→ **Dataset records**
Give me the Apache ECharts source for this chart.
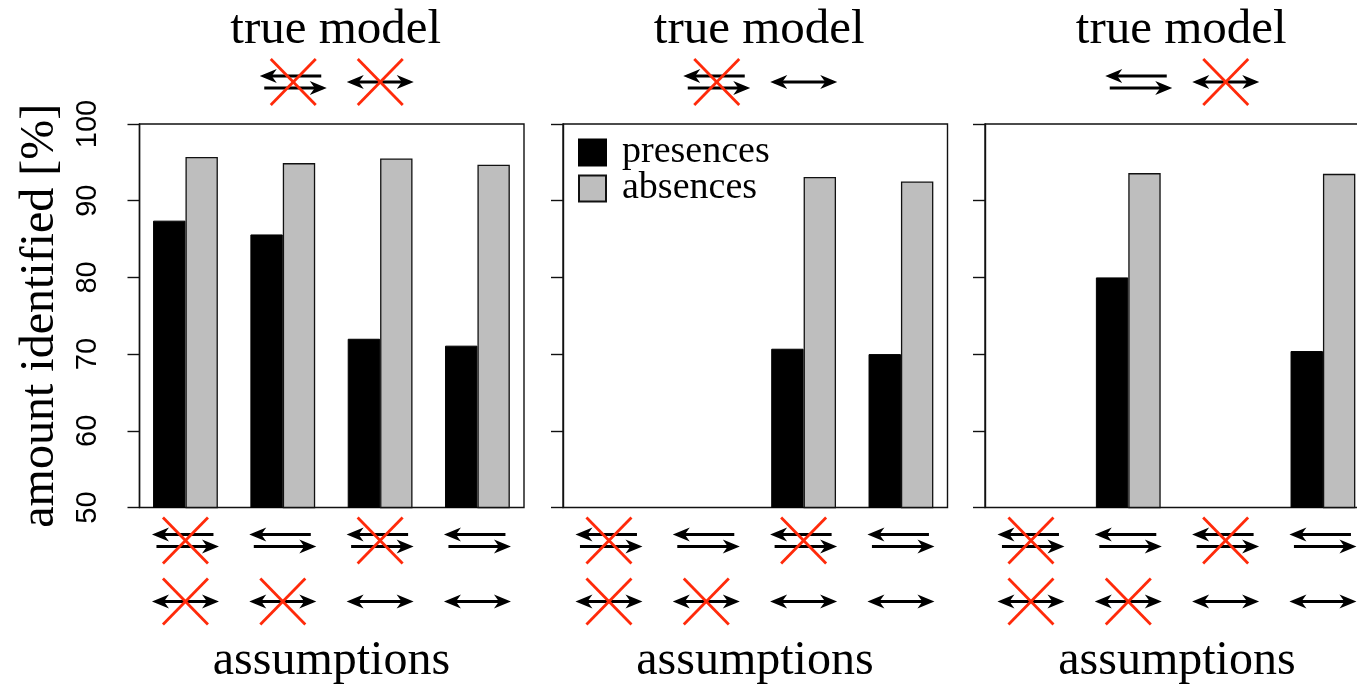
<!DOCTYPE html>
<html>
<head>
<meta charset="UTF-8">
<title>amount identified</title>
<script src="https://cdn.jsdelivr.net/npm/echarts@6/dist/echarts.min.js"></script>
<style>
  body { margin: 0; background: #fff; }
  #chart { width: 1357px; height: 684px; }
</style>
</head>
<body>
<div id="chart"></div>
<script>
// assumption columns (same for every panel)
const categories = ['a1', 'a2', 'a3', 'a4']
// row 1: paired arrows crossed out?  row 2: double arrow crossed out?
const pairCrossed = [true, false, true, false]
const doubleCrossed = [true, true, false, false]

// true model per panel: [pair crossed, double crossed]
const trueModels = [[true, true], [true, false], [false, true]]

// values (null = no bar)
const presences1 = [87.4, 85.6, 72.0, 71.1]
const absences1 = [95.7, 94.9, 95.5, 94.7]
const presences2 = [null, null, 70.7, 70.0]
const absences2 = [null, null, 93.1, 92.5]
const presences3 = [null, 80.0, null, 70.4]
const absences3 = [null, 93.6, null, 93.5]

const yMin = 50
const yMax = 100
const yStep = 10

const panels = [
  { presences: presences1, absences: absences1 },
  { presences: presences2, absences: absences2 },
  { presences: presences3, absences: absences3 }
]

const SERIF = '"Liberation Serif", "Times New Roman", serif'
const SANS = '"Liberation Sans", Arial, sans-serif'
const CROSS_RED = '#ff2a0a'

/**
 * Arrow icon as svg data url
 */
function arrowIcon(kind, crossed) {
  const W = 72, H = 61, cy = 30.5
  const head = (tx, y, dir) => {
    const b = tx - dir * 17, n = tx - dir * 12
    return `<polygon points="${tx},${y} ${b},${y - 7} ${n},${y} ${b},${y + 7}" fill="#000"/>`
  }
  let body = ''
  if (kind === 'pair') {
    body += `<line x1="7" y1="${cy - 6}" x2="64" y2="${cy - 6}" stroke="#000" stroke-width="3.2"/>`
    body += head(2.5, cy - 6, -1)
    body += `<line x1="7" y1="${cy + 6}" x2="65" y2="${cy + 6}" stroke="#000" stroke-width="3.2"/>`
    body += head(69.5, cy + 6, 1)
  } else {
    body += `<line x1="7" y1="${cy}" x2="65" y2="${cy}" stroke="#000" stroke-width="3"/>`
    body += head(2.5, cy, -1)
    body += head(69.5, cy, 1)
  }
  if (crossed) {
    body += `<line x1="13.5" y1="${cy - 23}" x2="58.5" y2="${cy + 23}" stroke="${CROSS_RED}" stroke-width="2.8"/>`
    body += `<line x1="58.5" y1="${cy - 23}" x2="13.5" y2="${cy + 23}" stroke="${CROSS_RED}" stroke-width="2.8"/>`
  }
  const svg = `<svg xmlns="http://www.w3.org/2000/svg" width="${W}" height="${H}" viewBox="0 0 ${W} ${H}">${body}</svg>`
  return 'data:image/svg+xml;charset=utf-8,' + encodeURIComponent(svg)
}

const ICONS = {
  pair: arrowIcon('pair', false),
  pairX: arrowIcon('pair', true),
  dbl: arrowIcon('double', false),
  dblX: arrowIcon('double', true)
}

const richIcons = {}
Object.keys(ICONS).forEach(k => {
  richIcons[k] = { width: 72, height: 61, lineHeight: 61, fontSize: 2, backgroundColor: { image: ICONS[k] } }
})

// panel geometry (frame box)
const panelLefts = [139.5, 563, 985]
const panelWidth = 384.5
const plotTop = 124
const plotHeight = 383.5
const bandShift = 2.7
const bandWidth = 389.3

const grid = []
const xAxis = []
const yAxis = []
const series = []
const graphic = []

panelLefts.forEach((left, p) => {
  // frame grid with visible y axis
  grid.push({
    left, top: plotTop, width: panelWidth, height: plotHeight,
    outerBoundsMode: 'none', containLabel: false,
    show: true, borderColor: '#111', borderWidth: 1.4, backgroundColor: 'transparent'
  })
  // bar grid, slightly wider so bands line up with bars
  grid.push({
    left: left - bandShift, top: plotTop, width: bandWidth, height: plotHeight,
    outerBoundsMode: 'none', containLabel: false
  })

  const frameIdx = p * 2, barIdx = p * 2 + 1

  xAxis.push({ type: 'value', gridIndex: frameIdx, show: false })
  xAxis.push({
    type: 'category', gridIndex: barIdx, data: categories,
    axisLine: { show: false }, axisTick: { show: false },
    axisLabel: {
      interval: 0, margin: 2.5,
      formatter: (v, i) => `{${pairCrossed[i] ? 'pairX' : 'pair'}| }\n{${doubleCrossed[i] ? 'dblX' : 'dbl'}| }`,
      rich: richIcons
    },
    name: 'assumptions', nameLocation: 'middle', nameGap: 128,
    nameTextStyle: { fontFamily: SERIF, fontSize: 48, color: '#000', lineHeight: 48 }
  })

  yAxis.push({
    type: 'value', gridIndex: frameIdx, min: yMin, max: yMax, interval: yStep,
    axisLine: { show: true, lineStyle: { color: '#111', width: 1.4 } },
    axisTick: { show: true, length: 12, lineStyle: { color: '#111', width: 1.4 } },
    splitLine: { show: false },
    axisLabel: {
      show: p === 0, rotate: 90, margin: 37,
      fontFamily: SANS, fontSize: 29, color: '#000'
    },
    name: p === 0 ? 'amount identified [%]' : '',
    nameLocation: 'middle', nameGap: 75,
    nameTextStyle: { fontFamily: SERIF, fontSize: 48, color: '#000' }
  })
  yAxis.push({ type: 'value', gridIndex: barIdx, min: yMin, max: yMax, show: false })

  series.push({
    name: 'presences', type: 'bar', xAxisIndex: barIdx, yAxisIndex: barIdx,
    data: panels[p].presences, barWidth: 32.4, barGap: '0%',
    itemStyle: { color: '#000', borderColor: '#000', borderWidth: 1 }
  })
  series.push({
    name: 'absences', type: 'bar', xAxisIndex: barIdx, yAxisIndex: barIdx,
    data: panels[p].absences, barWidth: 32.4, barGap: '0%',
    itemStyle: { color: '#bebebe', borderColor: '#111', borderWidth: 1.3 }
  })

  // "true model" heading with its two icons
  const cx = left + panelWidth / 2
  const [pairX, dblX] = trueModels[p]
  graphic.push({
    type: 'text', x: cx + 4, y: 30,
    style: { text: 'true model', font: `49px ${SERIF}`, fill: '#000', textAlign: 'center', textVerticalAlign: 'middle' }
  })
  graphic.push({
    type: 'image',
    style: { image: pairX ? ICONS.pairX : ICONS.pair, x: cx - 38.5 - 36, y: 82 - 30.5, width: 72, height: 61 }
  })
  graphic.push({
    type: 'image',
    style: { image: dblX ? ICONS.dblX : ICONS.dbl, x: cx + 48.5 - 36, y: 82 - 30.5, width: 72, height: 61 }
  })
})

const chart = echarts.init(document.getElementById('chart'))
chart.setOption({
  backgroundColor: '#fff',
  animation: false,
  grid, xAxis, yAxis, series, graphic,
  legend: {
    data: ['presences', 'absences'],
    orient: 'vertical', left: 578, top: 133.5, padding: 0,
    icon: 'rect', itemWidth: 27, itemHeight: 26, itemGap: -2,
    selectedMode: false,
    textStyle: { fontFamily: SERIF, fontSize: 38, color: '#000', lineHeight: 26, padding: [0, 0, 0, 11] }
  }
})
window.addEventListener('resize', () => chart.resize())
</script>
</body>
</html>
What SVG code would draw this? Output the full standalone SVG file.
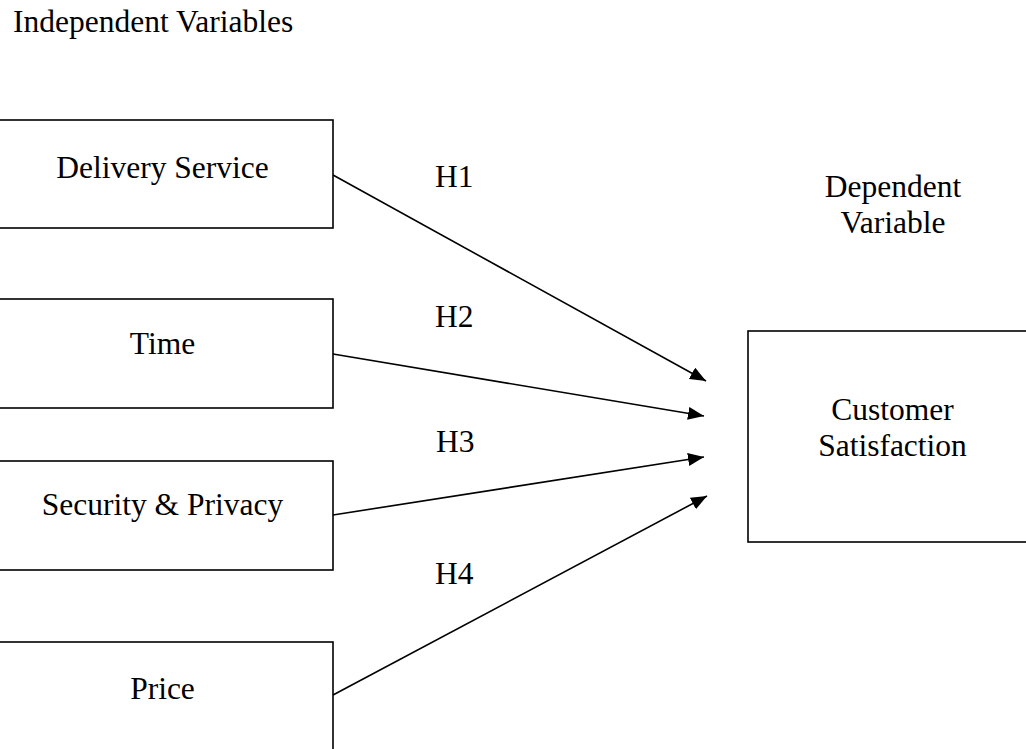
<svg xmlns="http://www.w3.org/2000/svg" width="1026" height="749" viewBox="0 0 1026 749">
<defs>
<style>
.box{fill:#fff;stroke:#000;stroke-width:1.6}
.t{font-family:"Liberation Serif","Times New Roman",serif;font-size:31.5px;fill:#000}
.c{text-anchor:middle}
.ln{stroke:#000;stroke-width:1.6;fill:none;marker-end:url(#ah)}
</style>
<marker id="ah" markerUnits="userSpaceOnUse" markerWidth="18" markerHeight="14" refX="16" refY="6.5" orient="auto">
<path d="M0,0 L16,6.5 L0,13 z" fill="#000"/>
</marker>
</defs>
<rect width="1026" height="749" fill="#fff"/>
<text class="t" x="13" y="32">Independent Variables</text>
<g id="n1"><rect class="box" x="-8" y="120" width="341" height="108"/><text class="t c" x="162.5" y="178">Delivery Service</text></g>
<g id="n2"><rect class="box" x="-8" y="299" width="341" height="109"/><text class="t c" x="162.5" y="354">Time</text></g>
<g id="n3"><rect class="box" x="-8" y="461" width="341" height="109"/><text class="t c" x="162.5" y="515">Security &amp; Privacy</text></g>
<g id="n4"><rect class="box" x="-8" y="642" width="341" height="120"/><text class="t c" x="162.5" y="699">Price</text></g>
<g id="n5"><rect class="box" x="748" y="331" width="290" height="211"/><text class="t c" x="892.5" y="420">Customer</text><text class="t c" x="892.5" y="456">Satisfaction</text></g>
<g id="lbl"><text class="t c" x="893" y="197">Dependent</text><text class="t c" x="893" y="233">Variable</text></g>
<g id="connectors">
<line class="ln" x1="333" y1="175" x2="706" y2="381"/>
<line class="ln" x1="333" y1="354" x2="704" y2="416"/>
<line class="ln" x1="333" y1="515" x2="704" y2="457"/>
<line class="ln" x1="333" y1="695" x2="707" y2="496"/>
<text class="t" x="435" y="187">H1</text>
<text class="t" x="435" y="327">H2</text>
<text class="t" x="436" y="452">H3</text>
<text class="t" x="435" y="584">H4</text>
</g>
</svg>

→ **What you will do**
From the first line above to the line containing "const trueModels = [[true, true], [true, false], [false, true]]", repeat each line exactly. Pictures stay out.

→ **Output for this task**
Give me the Apache ECharts source for this chart.
<!DOCTYPE html>
<html>
<head>
<meta charset="UTF-8">
<title>amount identified</title>
<script src="https://cdn.jsdelivr.net/npm/echarts@6/dist/echarts.min.js"></script>
<style>
  body { margin: 0; background: #fff; }
  #chart { width: 1357px; height: 684px; }
</style>
</head>
<body>
<div id="chart"></div>
<script>
// assumption columns (same for every panel)
const categories = ['a1', 'a2', 'a3', 'a4']
// row 1: paired arrows crossed out?  row 2: double arrow crossed out?
const pairCrossed = [true, false, true, false]
const doubleCrossed = [true, true, false, false]

// true model per panel: [pair crossed, double crossed]
const trueModels = [[true, true], [true, false], [false, true]]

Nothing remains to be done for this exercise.